Task details.
Your task is to give the listing below back word for word, pictures excluded.

Information provided.
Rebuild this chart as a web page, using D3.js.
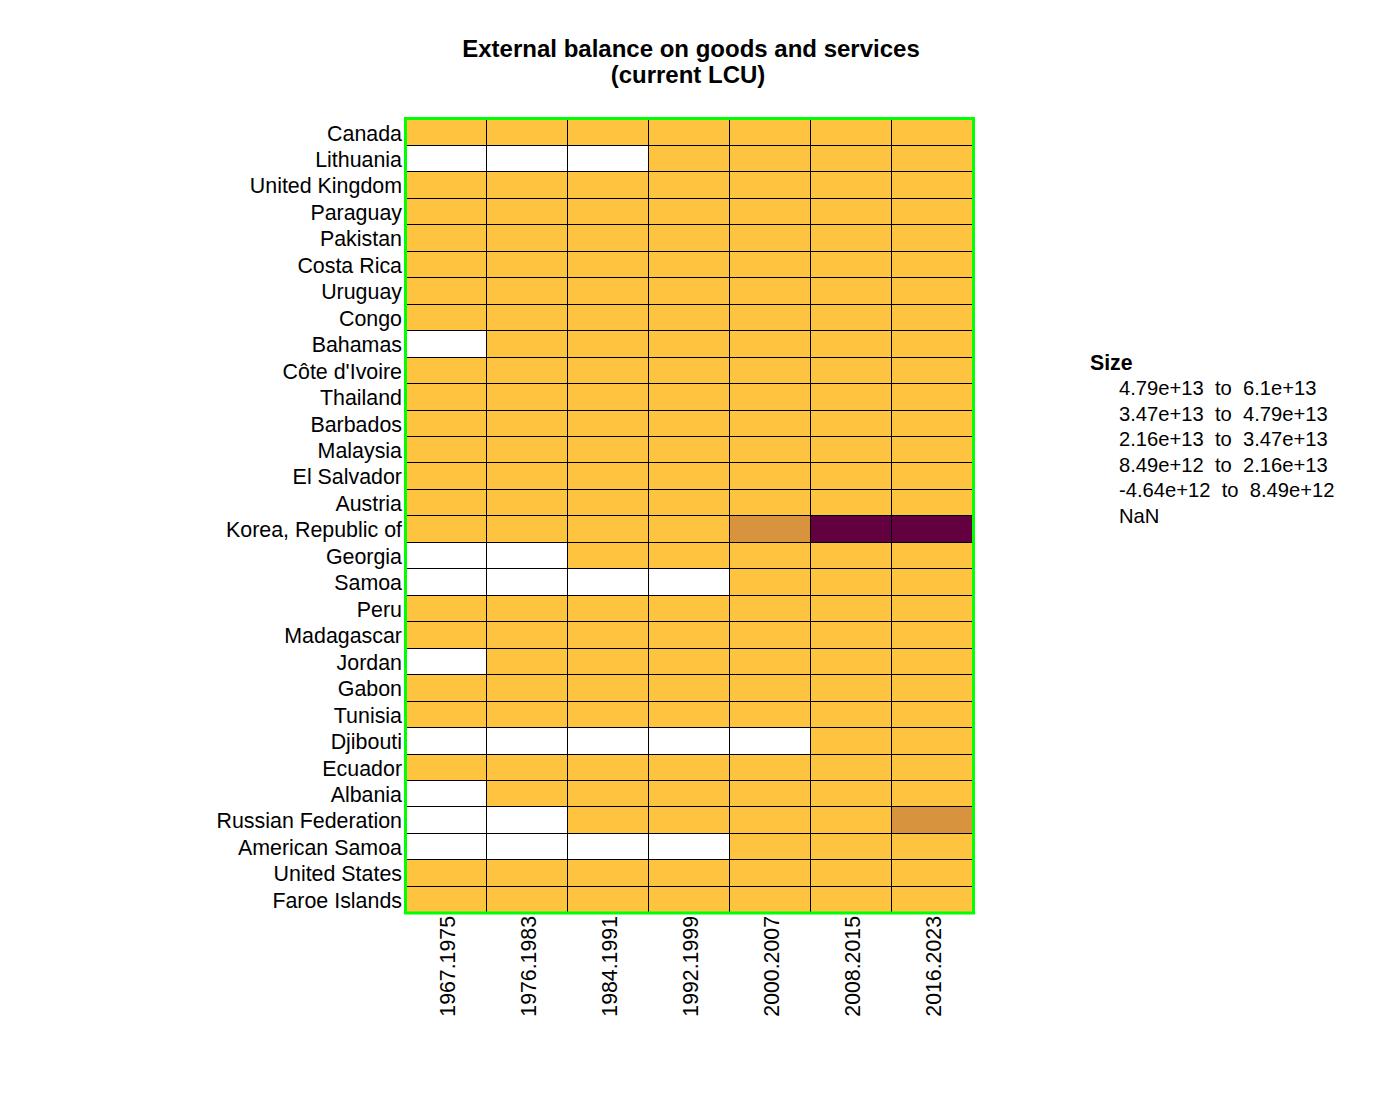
<!DOCTYPE html>
<html>
<head>
  <meta charset="utf-8">
  <script src="https://cdnjs.cloudflare.com/ajax/libs/d3/7.8.5/d3.min.js"></script>
  <style>
    html, body { margin: 0; padding: 0; background: #fff; }
    text { font-family: "Liberation Sans", Arial, sans-serif; fill: #000; }
  </style>
</head>
<body>
<script>
// rows top to bottom
var countries = ["Canada", "Lithuania", "United Kingdom", "Paraguay", "Pakistan", "Costa Rica",
  "Uruguay", "Congo", "Bahamas", "Côte d'Ivoire", "Thailand", "Barbados", "Malaysia",
  "El Salvador", "Austria", "Korea, Republic of", "Georgia", "Samoa", "Peru", "Madagascar",
  "Jordan", "Gabon", "Tunisia", "Djibouti", "Ecuador", "Albania", "Russian Federation",
  "American Samoa", "United States", "Faroe Islands"];
var periods = ["1967.1975", "1976.1983", "1984.1991", "1992.1999", "2000.2007", "2008.2015", "2016.2023"];

// class limits from the legend, low to high
var breaks = [8.49e12, 2.16e13, 3.47e13, 4.79e13];
var palette = ["#FFC43F", "#D8933F", "#B1623F", "#8A313F", "#63003F"];
var legendLabels = ["4.79e+13  to  6.1e+13", "3.47e+13  to  4.79e+13", "2.16e+13  to  3.47e+13",
  "8.49e+12  to  2.16e+13", "-4.64e+12  to  8.49e+12", "NaN"];
var titleLines = [
  { text: "External balance on goods and services", x: 691 },
  { text: "(current LCU)", x: 688 }
];

// only the colour class can be read off the picture, so values are estimates
var a = 1.9e12, n = null;
var balance = [
  [a, a, a, a, a, a, a],
  [n, n, n, a, a, a, a],
  [a, a, a, a, a, a, a],
  [a, a, a, a, a, a, a],
  [a, a, a, a, a, a, a],
  [a, a, a, a, a, a, a],
  [a, a, a, a, a, a, a],
  [a, a, a, a, a, a, a],
  [n, a, a, a, a, a, a],
  [a, a, a, a, a, a, a],
  [a, a, a, a, a, a, a],
  [a, a, a, a, a, a, a],
  [a, a, a, a, a, a, a],
  [a, a, a, a, a, a, a],
  [a, a, a, a, a, a, a],
  [a, a, a, a, 1.2e13, 5.5e13, 5.5e13],
  [n, n, a, a, a, a, a],
  [n, n, n, n, a, a, a],
  [a, a, a, a, a, a, a],
  [a, a, a, a, a, a, a],
  [n, a, a, a, a, a, a],
  [a, a, a, a, a, a, a],
  [a, a, a, a, a, a, a],
  [n, n, n, n, n, a, a],
  [a, a, a, a, a, a, a],
  [n, a, a, a, a, a, a],
  [n, n, a, a, a, a, 1.2e13],
  [n, n, n, n, a, a, a],
  [a, a, a, a, a, a, a],
  [a, a, a, a, a, a, a]
];

var left = 405.5, right = 973.5, top_ = 118.5, bottom = 913;

var svg = d3.select("body").append("svg")
  .attr("width", 1400)
  .attr("height", 1100)
  .style("display", "block");

var x = d3.scaleBand().domain(periods).range([left, right - 1]);
var y = d3.scaleBand().domain(countries).range([top_ + 0.5, bottom - 0.2]);
var color = d3.scaleThreshold().domain(breaks).range(palette);

// title
svg.selectAll(".title")
  .data(titleLines)
  .enter().append("text")
    .attr("class", "title")
    .attr("x", function (d) { return d.x; })
    .attr("y", function (d, i) { return 57 + i * 26; })
    .attr("text-anchor", "middle")
    .style("font-size", "24px")
    .style("font-weight", "bold")
    .text(function (d) { return d.text; });

// cells
var cells = [];
countries.forEach(function (c, i) {
  periods.forEach(function (p, j) {
    cells.push({ country: c, period: p, value: balance[i][j] });
  });
});

svg.append("g").selectAll("rect")
  .data(cells)
  .enter().append("rect")
    .attr("x", function (d) { return x(d.period); })
    .attr("y", function (d) { return y(d.country); })
    .attr("width", x.bandwidth())
    .attr("height", y.bandwidth())
    .attr("fill", function (d) { return d.value === null ? "#fff" : color(d.value); })
    .attr("stroke", "#000")
    .attr("stroke-width", 1)
    .attr("shape-rendering", "crispEdges");

// green frame
svg.append("rect")
  .attr("x", left)
  .attr("y", top_)
  .attr("width", right - left)
  .attr("height", bottom - top_)
  .attr("fill", "none")
  .attr("stroke", "#00FF00")
  .attr("stroke-width", 3);

// axes
var yAxis = svg.append("g")
  .attr("transform", "translate(402,1)")
  .call(d3.axisLeft(y).tickSize(0).tickPadding(0));
yAxis.select(".domain").remove();
yAxis.selectAll("text")
  .style("font-size", "21.4px")
  .attr("dy", "0.34em");

var xAxis = svg.append("g")
  .attr("transform", "translate(0," + (bottom + 3) + ")")
  .call(d3.axisBottom(x).tickSize(0).tickPadding(0));
xAxis.select(".domain").remove();
xAxis.selectAll("text")
  .style("font-size", "21.3px")
  .attr("text-anchor", "end")
  .attr("x", 0)
  .attr("y", 0)
  .attr("dy", "0.36em")
  .attr("transform", "translate(1,0) rotate(-90)");

// legend
svg.append("text")
  .attr("x", 1090)
  .attr("y", 370)
  .style("font-size", "21.3px")
  .style("font-weight", "bold")
  .text("Size");

svg.selectAll(".legend")
  .data(legendLabels)
  .enter().append("text")
    .attr("class", "legend")
    .attr("x", 1119)
    .attr("y", function (d, i) { return 395 + i * 25.6; })
    .style("font-size", "20.2px")
    .style("white-space", "pre")
    .text(function (d) { return d; });
</script>
</body>
</html>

Expected answer.
Rebuild this chart as a web page, using D3.js.
<!DOCTYPE html>
<html>
<head>
  <meta charset="utf-8">
  <script src="https://cdnjs.cloudflare.com/ajax/libs/d3/7.8.5/d3.min.js"></script>
  <style>
    html, body { margin: 0; padding: 0; background: #fff; }
    text { font-family: "Liberation Sans", Arial, sans-serif; fill: #000; }
  </style>
</head>
<body>
<script>
// rows top to bottom
var countries = ["Canada", "Lithuania", "United Kingdom", "Paraguay", "Pakistan", "Costa Rica",
  "Uruguay", "Congo", "Bahamas", "Côte d'Ivoire", "Thailand", "Barbados", "Malaysia",
  "El Salvador", "Austria", "Korea, Republic of", "Georgia", "Samoa", "Peru", "Madagascar",
  "Jordan", "Gabon", "Tunisia", "Djibouti", "Ecuador", "Albania", "Russian Federation",
  "American Samoa", "United States", "Faroe Islands"];
var periods = ["1967.1975", "1976.1983", "1984.1991", "1992.1999", "2000.2007", "2008.2015", "2016.2023"];

// class limits from the legend, low to high
var breaks = [8.49e12, 2.16e13, 3.47e13, 4.79e13];
var palette = ["#FFC43F", "#D8933F", "#B1623F", "#8A313F", "#63003F"];
var legendLabels = ["4.79e+13  to  6.1e+13", "3.47e+13  to  4.79e+13", "2.16e+13  to  3.47e+13",
  "8.49e+12  to  2.16e+13", "-4.64e+12  to  8.49e+12", "NaN"];
var titleLines = [
  { text: "External balance on goods and services", x: 691 },
  { text: "(current LCU)", x: 688 }
];

// only the colour class can be read off the picture, so values are estimates
var a = 1.9e12, n = null;
var balance = [
  [a, a, a, a, a, a, a],
  [n, n, n, a, a, a, a],
  [a, a, a, a, a, a, a],
  [a, a, a, a, a, a, a],
  [a, a, a, a, a, a, a],
  [a, a, a, a, a, a, a],
  [a, a, a, a, a, a, a],
  [a, a, a, a, a, a, a],
  [n, a, a, a, a, a, a],
  [a, a, a, a, a, a, a],
  [a, a, a, a, a, a, a],
  [a, a, a, a, a, a, a],
  [a, a, a, a, a, a, a],
  [a, a, a, a, a, a, a],
  [a, a, a, a, a, a, a],
  [a, a, a, a, 1.2e13, 5.5e13, 5.5e13],
  [n, n, a, a, a, a, a],
  [n, n, n, n, a, a, a],
  [a, a, a, a, a, a, a],
  [a, a, a, a, a, a, a],
  [n, a, a, a, a, a, a],
  [a, a, a, a, a, a, a],
  [a, a, a, a, a, a, a],
  [n, n, n, n, n, a, a],
  [a, a, a, a, a, a, a],
  [n, a, a, a, a, a, a],
  [n, n, a, a, a, a, 1.2e13],
  [n, n, n, n, a, a, a],
  [a, a, a, a, a, a, a],
  [a, a, a, a, a, a, a]
];

var left = 405.5, right = 973.5, top_ = 118.5, bottom = 913;

var svg = d3.select("body").append("svg")
  .attr("width", 1400)
  .attr("height", 1100)
  .style("display", "block");

var x = d3.scaleBand().domain(periods).range([left, right - 1]);
var y = d3.scaleBand().domain(countries).range([top_ + 0.5, bottom - 0.2]);
var color = d3.scaleThreshold().domain(breaks).range(palette);

// title
svg.selectAll(".title")
  .data(titleLines)
  .enter().append("text")
    .attr("class", "title")
    .attr("x", function (d) { return d.x; })
    .attr("y", function (d, i) { return 57 + i * 26; })
    .attr("text-anchor", "middle")
    .style("font-size", "24px")
    .style("font-weight", "bold")
    .text(function (d) { return d.text; });

// cells
var cells = [];
countries.forEach(function (c, i) {
  periods.forEach(function (p, j) {
    cells.push({ country: c, period: p, value: balance[i][j] });
  });
});

svg.append("g").selectAll("rect")
  .data(cells)
  .enter().append("rect")
    .attr("x", function (d) { return x(d.period); })
    .attr("y", function (d) { return y(d.country); })
    .attr("width", x.bandwidth())
    .attr("height", y.bandwidth())
    .attr("fill", function (d) { return d.value === null ? "#fff" : color(d.value); })
    .attr("stroke", "#000")
    .attr("stroke-width", 1)
    .attr("shape-rendering", "crispEdges");

// green frame
svg.append("rect")
  .attr("x", left)
  .attr("y", top_)
  .attr("width", right - left)
  .attr("height", bottom - top_)
  .attr("fill", "none")
  .attr("stroke", "#00FF00")
  .attr("stroke-width", 3);

// axes
var yAxis = svg.append("g")
  .attr("transform", "translate(402,1)")
  .call(d3.axisLeft(y).tickSize(0).tickPadding(0));
yAxis.select(".domain").remove();
yAxis.selectAll("text")
  .style("font-size", "21.4px")
  .attr("dy", "0.34em");

var xAxis = svg.append("g")
  .attr("transform", "translate(0," + (bottom + 3) + ")")
  .call(d3.axisBottom(x).tickSize(0).tickPadding(0));
xAxis.select(".domain").remove();
xAxis.selectAll("text")
  .style("font-size", "21.3px")
  .attr("text-anchor", "end")
  .attr("x", 0)
  .attr("y", 0)
  .attr("dy", "0.36em")
  .attr("transform", "translate(1,0) rotate(-90)");

// legend
svg.append("text")
  .attr("x", 1090)
  .attr("y", 370)
  .style("font-size", "21.3px")
  .style("font-weight", "bold")
  .text("Size");

svg.selectAll(".legend")
  .data(legendLabels)
  .enter().append("text")
    .attr("class", "legend")
    .attr("x", 1119)
    .attr("y", function (d, i) { return 395 + i * 25.6; })
    .style("font-size", "20.2px")
    .style("white-space", "pre")
    .text(function (d) { return d; });
</script>
</body>
</html>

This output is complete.